# [Aim]
Repeat all the material exactly; pictures stay out of your copy.

____________

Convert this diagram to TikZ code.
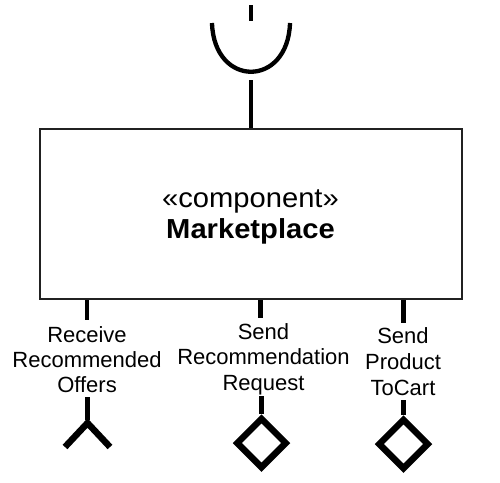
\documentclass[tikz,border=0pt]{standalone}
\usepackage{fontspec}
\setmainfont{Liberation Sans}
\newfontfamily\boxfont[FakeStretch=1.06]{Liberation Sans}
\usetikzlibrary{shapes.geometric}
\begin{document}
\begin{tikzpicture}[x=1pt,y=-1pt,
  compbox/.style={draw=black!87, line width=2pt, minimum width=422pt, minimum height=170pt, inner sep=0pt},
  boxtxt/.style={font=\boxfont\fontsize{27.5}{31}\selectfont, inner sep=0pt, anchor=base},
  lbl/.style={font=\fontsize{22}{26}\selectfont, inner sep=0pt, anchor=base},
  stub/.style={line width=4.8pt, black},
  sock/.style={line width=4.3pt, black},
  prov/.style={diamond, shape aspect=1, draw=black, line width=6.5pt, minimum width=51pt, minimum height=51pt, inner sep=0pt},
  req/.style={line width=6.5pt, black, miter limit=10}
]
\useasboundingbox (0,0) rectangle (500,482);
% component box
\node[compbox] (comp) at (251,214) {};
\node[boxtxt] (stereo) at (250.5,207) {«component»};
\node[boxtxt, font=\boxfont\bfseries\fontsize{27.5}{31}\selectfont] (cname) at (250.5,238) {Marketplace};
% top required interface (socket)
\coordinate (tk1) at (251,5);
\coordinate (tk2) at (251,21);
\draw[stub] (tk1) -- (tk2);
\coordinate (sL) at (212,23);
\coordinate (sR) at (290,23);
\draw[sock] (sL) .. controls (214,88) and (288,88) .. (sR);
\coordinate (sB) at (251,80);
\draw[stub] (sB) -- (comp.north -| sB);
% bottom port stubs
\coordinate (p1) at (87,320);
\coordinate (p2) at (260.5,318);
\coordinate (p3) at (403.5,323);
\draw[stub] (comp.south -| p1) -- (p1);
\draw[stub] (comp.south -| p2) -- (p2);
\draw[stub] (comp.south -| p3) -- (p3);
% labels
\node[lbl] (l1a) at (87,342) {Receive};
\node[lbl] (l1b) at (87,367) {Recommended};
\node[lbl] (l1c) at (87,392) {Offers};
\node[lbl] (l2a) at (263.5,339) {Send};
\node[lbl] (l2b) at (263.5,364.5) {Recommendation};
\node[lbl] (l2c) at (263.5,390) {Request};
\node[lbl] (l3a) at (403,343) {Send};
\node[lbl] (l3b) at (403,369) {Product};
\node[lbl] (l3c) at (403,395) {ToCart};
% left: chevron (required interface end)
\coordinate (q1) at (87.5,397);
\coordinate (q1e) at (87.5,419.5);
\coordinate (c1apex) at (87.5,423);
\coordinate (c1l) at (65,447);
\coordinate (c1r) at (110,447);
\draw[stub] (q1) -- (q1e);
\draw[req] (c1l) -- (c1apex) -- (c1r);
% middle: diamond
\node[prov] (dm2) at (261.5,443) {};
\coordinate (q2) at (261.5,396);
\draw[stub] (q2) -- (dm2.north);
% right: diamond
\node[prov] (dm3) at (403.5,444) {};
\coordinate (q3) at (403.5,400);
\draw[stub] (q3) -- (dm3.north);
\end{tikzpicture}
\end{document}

____________

# [Output of the task]
Convert this diagram to TikZ code.
\documentclass[tikz,border=0pt]{standalone}
\usepackage{fontspec}
\setmainfont{Liberation Sans}
\newfontfamily\boxfont[FakeStretch=1.06]{Liberation Sans}
\usetikzlibrary{shapes.geometric}
\begin{document}
\begin{tikzpicture}[x=1pt,y=-1pt,
  compbox/.style={draw=black!87, line width=2pt, minimum width=422pt, minimum height=170pt, inner sep=0pt},
  boxtxt/.style={font=\boxfont\fontsize{27.5}{31}\selectfont, inner sep=0pt, anchor=base},
  lbl/.style={font=\fontsize{22}{26}\selectfont, inner sep=0pt, anchor=base},
  stub/.style={line width=4.8pt, black},
  sock/.style={line width=4.3pt, black},
  prov/.style={diamond, shape aspect=1, draw=black, line width=6.5pt, minimum width=51pt, minimum height=51pt, inner sep=0pt},
  req/.style={line width=6.5pt, black, miter limit=10}
]
\useasboundingbox (0,0) rectangle (500,482);
% component box
\node[compbox] (comp) at (251,214) {};
\node[boxtxt] (stereo) at (250.5,207) {«component»};
\node[boxtxt, font=\boxfont\bfseries\fontsize{27.5}{31}\selectfont] (cname) at (250.5,238) {Marketplace};
% top required interface (socket)
\coordinate (tk1) at (251,5);
\coordinate (tk2) at (251,21);
\draw[stub] (tk1) -- (tk2);
\coordinate (sL) at (212,23);
\coordinate (sR) at (290,23);
\draw[sock] (sL) .. controls (214,88) and (288,88) .. (sR);
\coordinate (sB) at (251,80);
\draw[stub] (sB) -- (comp.north -| sB);
% bottom port stubs
\coordinate (p1) at (87,320);
\coordinate (p2) at (260.5,318);
\coordinate (p3) at (403.5,323);
\draw[stub] (comp.south -| p1) -- (p1);
\draw[stub] (comp.south -| p2) -- (p2);
\draw[stub] (comp.south -| p3) -- (p3);
% labels
\node[lbl] (l1a) at (87,342) {Receive};
\node[lbl] (l1b) at (87,367) {Recommended};
\node[lbl] (l1c) at (87,392) {Offers};
\node[lbl] (l2a) at (263.5,339) {Send};
\node[lbl] (l2b) at (263.5,364.5) {Recommendation};
\node[lbl] (l2c) at (263.5,390) {Request};
\node[lbl] (l3a) at (403,343) {Send};
\node[lbl] (l3b) at (403,369) {Product};
\node[lbl] (l3c) at (403,395) {ToCart};
% left: chevron (required interface end)
\coordinate (q1) at (87.5,397);
\coordinate (q1e) at (87.5,419.5);
\coordinate (c1apex) at (87.5,423);
\coordinate (c1l) at (65,447);
\coordinate (c1r) at (110,447);
\draw[stub] (q1) -- (q1e);
\draw[req] (c1l) -- (c1apex) -- (c1r);
% middle: diamond
\node[prov] (dm2) at (261.5,443) {};
\coordinate (q2) at (261.5,396);
\draw[stub] (q2) -- (dm2.north);
% right: diamond
\node[prov] (dm3) at (403.5,444) {};
\coordinate (q3) at (403.5,400);
\draw[stub] (q3) -- (dm3.north);
\end{tikzpicture}
\end{document}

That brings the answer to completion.